Sala dell’Avogaria de Comun. L’Avogaria de Comun era un’antichissima magistratura, come indica lo stesso nome: risale infatti all’epoca comunale (XII° secolo). Compito dei tre avogadori era di tutelare il principio di legalità, ossia la correttezza nell’applicazione delle leggi. Gli avogadori non raggiunsero mai il prestigio ed il potere dei Dieci, tuttavia rimasero pur sempre una delle magistrature più autorevoli sino alla caduta della Repubblica. Vegliavano inoltre sulla purezza del corpo aristocratico, ossia sulla legittimità dei matrimoni e delle nascite dei patrizi iscritti al Libro d’oro, la cui compilazione era appunto affidata all’Avogaria. In questa sala alcuni avogadori sono ritratti in atto di devozione di fronte alla Vergine, al Cristo risorto o ai santi.
Sala dello Scrigno. La classe nobiliare veneziana trasse origine dalla “Serrata” del Maggior Consiglio del 1297 ma solo più tardi, agli inizi del ’500, venne decisa una serie di restrizioni a tutela dell’aristocrazia: vietati i matrimoni tra patrizi ed appartenenti a diverse classi sociali , incrementati i controlli volti ad accertare i titoli di nobiltà ecc. La competenza di questa materia fu delegata all’Avogaria di Comun, cui venne pure affidata la compilazione del Libro d’oro delle nascite, nel quale erano registrate le fedi di battesimo dei patrizi; pertanto, se qualcuno non fosse stato regolarmente notificato, rischiava di trovarsi escluso dalla nobiltà, e quindi dall’ingresso in Maggior Consiglio e dall’ attività politica; divenne poi obbligatorio per ogni patrizio produrre all’Avogaria pure il certificato di matrimonio, qualunque fosse la condizione sociale della moglie. Esisteva inoltre un Libro d’argento in cui erano descritte le famiglie dell’ordine cittadino originario, ossia quelle che, accanto ai requisiti di “civiltà” e “onorevolezza” potevano vantare un’antica origine veneziana: esse fornivano allo Stato i quadri della burocrazia, a cominciare dalla Cancelleria ducale. Il Libro d’oro e quello d’argento erano custoditi in uno scrigno collocato in questa sala, dentro un armadio che conteneva anche tutti i documenti inerenti alla legittimità dei titoli. Quello che si vede oggi occupa i tre lati di una nicchia, è settecentesco, laccato di bianco con decorazioni in oro.

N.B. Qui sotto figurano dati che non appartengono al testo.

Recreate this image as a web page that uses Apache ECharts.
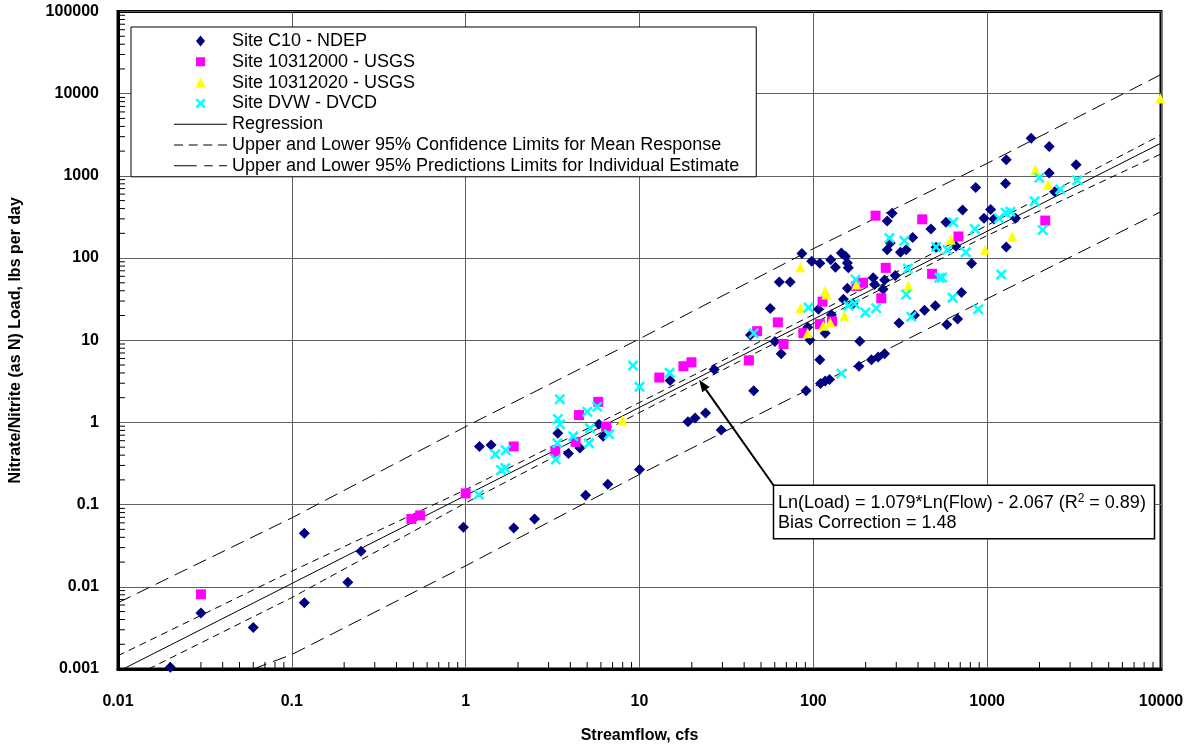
<!DOCTYPE html>
<html>
<head>
<meta charset="utf-8">
<title>Nitrate/Nitrite Load vs Streamflow</title>
<script src="https://cdn.jsdelivr.net/npm/echarts/dist/echarts.min.js"></script>
<style>
    html, body { margin: 0; padding: 0; height: 100%; overflow: hidden; background: #fff; }
    #main { width: 1194px; height: 749px; }
</style>
</head>
<body>
<div id="main"></div>
<script>
// points are [streamflow (cfs), load (lbs per day)]
const siteC10 = [
    [0.02, 0.00105], [0.03, 0.0048], [0.06, 0.0032], [0.118, 0.045], [0.118, 0.0064], [0.21, 0.0114],
    [0.25, 0.027], [0.97, 0.053], [1.2, 0.51], [1.4, 0.53], [1.89, 0.052], [2.49, 0.067], [3.39, 0.74],
    [3.9, 0.42], [4.54, 0.49], [4.9, 0.13], [5.84, 0.95], [6.18, 0.68], [6.57, 0.177], [10, 0.268],
    [15, 3.24], [19, 1.02], [20.9, 1.13], [24, 1.3], [26.9, 4.4], [29.5, 0.81],
    [45.4, 2.43], [43.5, 11.6], [56.5, 24.3], [60.1, 9.64], [65.3, 6.84], [63.7, 51], [73.6, 51],
    [85.9, 114], [90.8, 2.43], [97.9, 91.5], [109, 86.5], [92.9, 14.4], [95.7, 10.1], [109, 5.78],
    [107, 23.9], [110, 2.97], [117, 3.2], [124, 3.32], [117, 12.2], [126, 95.7], [134, 77.4],
    [145, 115], [153, 105], [157, 87.3], [159, 76], [149, 31.5], [157, 42.8], [185, 9.7], [183, 4.82],
    [169, 27.9], [127, 20.4],
    [859, 721], [284, 350], [266, 283], [475, 226], [579, 272], [722, 384], [959, 305], [1047, 391],
    [1094, 299], [373, 178], [277, 152],
    [266, 126], [317, 118], [342, 126], [508, 135], [661, 139], [1288, 136], [813, 85.7], [221, 57.5],
    [257, 54], [296, 61.4], [225, 47.7], [252, 41.6], [712, 38], [503, 26.2], [436, 23.2], [382, 20.2],
    [311, 16.2], [676, 18.1], [586, 15.5], [257, 6.84], [236, 6.24], [216, 5.78],
    [1790, 2860], [2275, 2270], [1288, 1567], [3250, 1364], [2275, 1083], [1276, 805], [2443, 640], [1455, 305]
];
const site10312000 = [
    [0.03, 0.0081], [0.487, 0.067], [0.547, 0.074], [1.0, 0.137], [1.89, 0.51], [3.28, 0.45], [4.29, 0.58],
    [4.49, 1.23], [5.79, 1.78], [6.43, 0.89], [13, 3.52], [17.9, 4.83], [19.9, 5.39],
    [42.6, 5.69], [47.5, 12.9], [62.5, 16.5], [67.4, 9.0], [113, 29.5], [87.7, 12.2], [109, 15.7],
    [128, 17.0], [177, 45.7], [193, 50.1], [246, 32.4], [261, 76], [482, 64.3], [228, 328], [423, 296],
    [684, 183], [2158, 286]
];
const site10312020 = [
    [7.97, 1.06], [84.2, 77.4], [117, 39.8], [119, 36.1], [84.2, 24.5], [92.9, 12.2], [114, 15.0],
    [125, 16.5], [151, 19.9], [177, 47.8], [618, 167], [972, 126], [1393, 183], [352, 45.7],
    [1893, 1188], [2238, 783], [9910, 8710]
];
const siteDVW = [
    [1.19, 0.133], [1.48, 0.41], [1.7, 0.46], [1.6, 0.264], [1.69, 0.279], [3.3, 0.355], [3.37, 0.56],
    [3.39, 1.1], [3.48, 1.91], [3.49, 0.95], [4.16, 0.68], [5.01, 1.35], [5.12, 0.56], [5.19, 0.85],
    [5.71, 1.55], [6.69, 0.72], [9.17, 4.92], [10, 2.72], [14.9, 4.01],
    [45.4, 12.2], [93.8, 25], [145, 3.93], [159, 26.2], [173, 27.9], [175, 55], [199, 21.8],
    [638, 272], [849, 226], [274, 175], [334, 162], [508, 136], [591, 126], [753, 118], [350, 74.5],
    [531, 57.5], [550, 58], [342, 36.1], [230, 24.5], [366, 19.3], [632, 33], [888, 23.9], [1205, 63],
    [1995, 950], [3300, 883], [2630, 687], [1875, 492], [1361, 366], [1276, 356], [1169, 305], [2084, 220]
];

// fitted lines
const regression = [[0.0107, 0.001], [10000, 2500]];
const confUpper = [[0.01, 0.00145], [0.1, 0.0155], [1, 0.152], [10, 1.75], [100, 20.5], [1000, 250], [10000, 3150]];
const confLower = [[0.015, 0.001], [0.1, 0.0074], [1, 0.105], [10, 1.32], [100, 16], [1000, 188], [10000, 1850]];
const predUpper = [[0.01, 0.0064], [0.1, 0.069], [1, 0.89], [10, 10.4], [100, 130], [1000, 1420], [10000, 17100]];
const predLower = [[0.06, 0.001], [0.1, 0.0015], [1, 0.018], [10, 0.233], [100, 2.7], [1000, 32], [10000, 367]];

const xTickLabels = ['0.01', '0.1', '1', '10', '100', '1000', '10000'];
const yTickLabels = ['0.001', '0.01', '0.1', '1', '10', '100', '1000', '10000', '100000'];

const legendNames = [
    'Site C10 - NDEP',
    'Site 10312000 - USGS',
    'Site 10312020 - USGS',
    'Site DVW - DVCD',
    'Regression',
    'Upper and Lower 95% Confidence Limits for Mean Response',
    'Upper and Lower 95% Predictions Limits for Individual Estimate'
];

const eqLine1 = 'Ln(Load) = 1.079*Ln(Flow) - 2.067 (R';
const eqLine1End = ' = 0.89)';
const eqLine2 = 'Bias Correction = 1.48';
const arrowTip = [22, 3.3];
const boxCorner = [59, 0.172];

const FONT = '"Liberation Sans", Arial, sans-serif';
const crossIcon = 'path://M0,1.6L1.6,0L5,3.4L8.4,0L10,1.6L6.6,5L10,8.4L8.4,10L5,6.6L1.6,10L0,8.4L3.4,5Z';

// legend icons drawn in a 53x11 box; the two tiny corner triangles fix the box so nothing is stretched
const box = 'M0,0L0.01,0L0,0.01Z M53,11L52.99,11L53,10.99Z ';
const legendIcons = [
    'path://' + box + 'M26.5,0L31,5.5L26.5,11L22,5.5Z',
    'path://' + box + 'M22,1L31,1L31,10L22,10Z',
    'path://' + box + 'M26.5,0.5L31.5,10.5L21.5,10.5Z',
    'path://' + box + 'M21.5,2.1L23.1,0.5L26.5,3.9L29.9,0.5L31.5,2.1L28.1,5.5L31.5,8.9L29.9,10.5L26.5,7.1L23.1,10.5L21.5,8.9L24.9,5.5Z',
    'path://' + box + 'M0,5L53,5L53,6L0,6Z',
    'path://' + box + 'M0,5L9,5L9,6L0,6Z M14.7,5L23.7,5L23.7,6L14.7,6Z M29.3,5L38.3,5L38.3,6L29.3,6Z M44,5L53,5L53,6L44,6Z',
    'path://' + box + 'M0,5L22.7,5L22.7,6L0,6Z M30.3,5L38.7,5L38.7,6L30.3,6Z M45,5L53,5L53,6L45,6Z'
];

// log minor ticks (2..9 in each decade)
const xMinor = [], yMinor = [];
for (let k = -2; k <= 3; k++) for (let m = 2; m <= 9; m++) xMinor.push([m * Math.pow(10, k), 0.001]);
for (let k = -3; k <= 4; k++) for (let m = 2; m <= 9; m++) yMinor.push([0.01, m * Math.pow(10, k)]);

const chart = echarts.init(document.getElementById('main'));

function scatter(name, data, symbol, size, color) {
    return {
        name, type: 'scatter', data, symbol, symbolSize: size,
        itemStyle: { color, opacity: 1, borderWidth: 0 }, z: 3, silent: true
    };
}
function fitLine(name, data, dash) {
    return {
        name, type: 'line', data, showSymbol: false, symbol: 'none', smooth: false,
        itemStyle: { color: '#000' },
        lineStyle: { color: '#000', width: 1, type: dash }, z: 2, silent: true
    };
}
function minorTicks(name, data, vertical) {
    return {
        name, type: 'custom', data, silent: true, z: 5,
        renderItem: (params, api) => {
            const p = api.coord([api.value(0), api.value(1)]);
            return {
                type: 'line',
                shape: vertical
                    ? { x1: p[0], y1: p[1] - 1, x2: p[0], y2: p[1] - 7 }
                    : { x1: p[0] + 1, y1: p[1], x2: p[0] + 7, y2: p[1] },
                style: { stroke: '#000', lineWidth: 1 }
            };
        }
    };
}

chart.setOption({
    animation: false,
    backgroundColor: '#fff',
    textStyle: { fontFamily: FONT },
    grid: {
        left: 111, right: 33, top: 11.5, bottom: 74.5,
        show: true, borderColor: '#000', borderWidth: 3, backgroundColor: '#fff'
    },
    legend: {
        data: legendNames.map((name, i) => ({ name, icon: legendIcons[i] })),
        orient: 'vertical',
        left: 131, top: 27,
        padding: [5, 17, 2, 43],
        itemWidth: 53, itemHeight: 11, itemGap: 2.8,
        backgroundColor: '#fff',
        borderColor: '#000', borderWidth: 1,
        selectedMode: false,
        itemStyle: { borderWidth: 0 },
        textStyle: { fontFamily: FONT, fontSize: 18, color: '#000' }
    },
    xAxis: {
        type: 'log', logBase: 10, min: 0.01, max: 10000, splitNumber: 10,
        name: 'Streamflow, cfs', nameLocation: 'middle', nameGap: 59,
        nameTextStyle: { fontFamily: FONT, fontSize: 16, fontWeight: 'bold', color: '#000' },
        axisLine: { lineStyle: { color: '#000', width: 3 } },
        axisTick: { show: false },
        axisLabel: {
            margin: 25, fontFamily: FONT, fontSize: 16, fontWeight: 'bold', color: '#000',
            formatter: (v, i) => xTickLabels[i] || ''
        },
        splitLine: { show: true, lineStyle: { color: '#606060', width: 1 } }
    },
    yAxis: {
        type: 'log', logBase: 10, min: 0.001, max: 100000, splitNumber: 10,
        name: 'Nitrate/Nitrite (as N) Load, lbs per day', nameLocation: 'middle', nameGap: 94,
        nameTextStyle: { fontFamily: FONT, fontSize: 16, fontWeight: 'bold', color: '#000' },
        axisLine: { lineStyle: { color: '#000', width: 3 } },
        axisTick: { show: false },
        axisLabel: {
            margin: 19, fontFamily: FONT, fontSize: 16, fontWeight: 'bold', color: '#000',
            formatter: (v, i) => yTickLabels[i] || ''
        },
        splitLine: { show: true, lineStyle: { color: '#606060', width: 1 } }
    },
    series: [
        scatter(legendNames[0], siteC10, 'diamond', 11, '#000080'),
        scatter(legendNames[1], site10312000, 'rect', 10, '#FF00FF'),
        scatter(legendNames[2], site10312020, 'triangle', 10, '#FFFF00'),
        scatter(legendNames[3], siteDVW, crossIcon, 11, '#00FFFF'),
        fitLine(legendNames[4], regression, 'solid'),
        fitLine(legendNames[5], confUpper, [7, 5]),
        fitLine(legendNames[5], confLower, [7, 5]),
        fitLine(legendNames[6], predUpper, [14, 7]),
        fitLine(legendNames[6], predLower, [14, 7]),
        minorTicks('minorX', xMinor, true),
        minorTicks('minorY', yMinor, false)
    ]
});

// regression annotation with arrow
const tip = chart.convertToPixel({ gridIndex: 0 }, arrowTip);
const corner = chart.convertToPixel({ gridIndex: 0 }, boxCorner);
const dx = tip[0] - corner[0], dy = tip[1] - corner[1];
const len = Math.sqrt(dx * dx + dy * dy);
const ux = dx / len, uy = dy / len;
const headLen = 12, headHalf = 4.5;
const bx = tip[0] - ux * headLen, by = tip[1] - uy * headLen;

chart.setOption({
    graphic: [
        {
            type: 'line', z: 100,
            shape: { x1: corner[0], y1: corner[1], x2: bx, y2: by },
            style: { stroke: '#000', lineWidth: 2 }
        },
        {
            type: 'polygon', z: 100,
            shape: { points: [tip, [bx - uy * headHalf, by + ux * headHalf], [bx + uy * headHalf, by - ux * headHalf]] },
            style: { fill: '#000' }
        },
        {
            type: 'rect', z: 100,
            shape: { x: corner[0], y: corner[1], width: 381, height: 53.4 },
            style: { fill: '#fff', stroke: '#000', lineWidth: 1.5 }
        },
        {
            type: 'text', z: 101, x: corner[0] + 4.5, y: corner[1] + 17.5,
            style: {
                text: '{a|' + eqLine1 + '}{s|2}{a|' + eqLine1End + '}',
                verticalAlign: 'middle',
                rich: {
                    a: { fontFamily: FONT, fontSize: 18, fill: '#000', lineHeight: 20 },
                    s: { fontFamily: FONT, fontSize: 12, fill: '#000', lineHeight: 12, verticalAlign: 'top' }
                }
            }
        },
        {
            type: 'text', z: 101, x: corner[0] + 4.5, y: corner[1] + 37.5,
            style: { text: eqLine2, fontFamily: FONT, fontSize: 18, fill: '#000', verticalAlign: 'middle' }
        }
    ]
});
</script>
</body>
</html>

Sala della Milizia da Mar. Formato da una ventina di patrizi tratti dal Senato e dal Maggior Consiglio, questo organo, istituito a metà del XVI secolo, aveva il compito di reclutare gli equipaggi per le galere da guerra, compito non facile, dato il gran numero di persone necessarie all’ampia flotta veneziana. Al contrario di quanto si potrebbe credere, venivano assoldati in primo luogo vogatori liberi tratti dal mondo produttivo veneziano, ossia dalle corporazioni di arti e mestieri che erano ritenute le più dirette interessate alla salvaguardia della patria. Affine a questa magistratura era quella denominata dei Provveditori all’armar, le cui competenze concernevano però soprattutto l’allestimento ed il disarmo delle navi, cioè gli scafi e le provviste di bordo. Gli arredi a dossali sono cinquecenteschi mentre le torciere a muro risalgono al XVIII secolo. La sala successiva, sede della Cancelleria ducale inferiore, oggi ospita il bookshop del palazzo. Nel percorso di visita, uscendo da qui ci si ritrova nella loggia, di fronte alla Scala dei Giganti. Qui, tra le due colossali statue di Marte e Nettuno, scolpite da Sansovino nel 1565, simbolo della potenza di Venezia per terra e per mare, il doge veniva solennemente incoronato in presenza di una folla numerosa. La scala, ideata da Antonio Rizzo, è visivamente unita alla Porta della Carta attraverso l’ androne Foscari, che si conclude in un arco a tutto sesto a fasce alterne in pietra d’Istria e marmo rosso di Verona. A destra della scala dei Giganti si apre la Scala dei Senatori, da cui si raggiunge l’omonimo cortile e, attraverso l’androne Foscari, l’uscita dal Palazzo dalla monumentale, gotica Porta della Carta.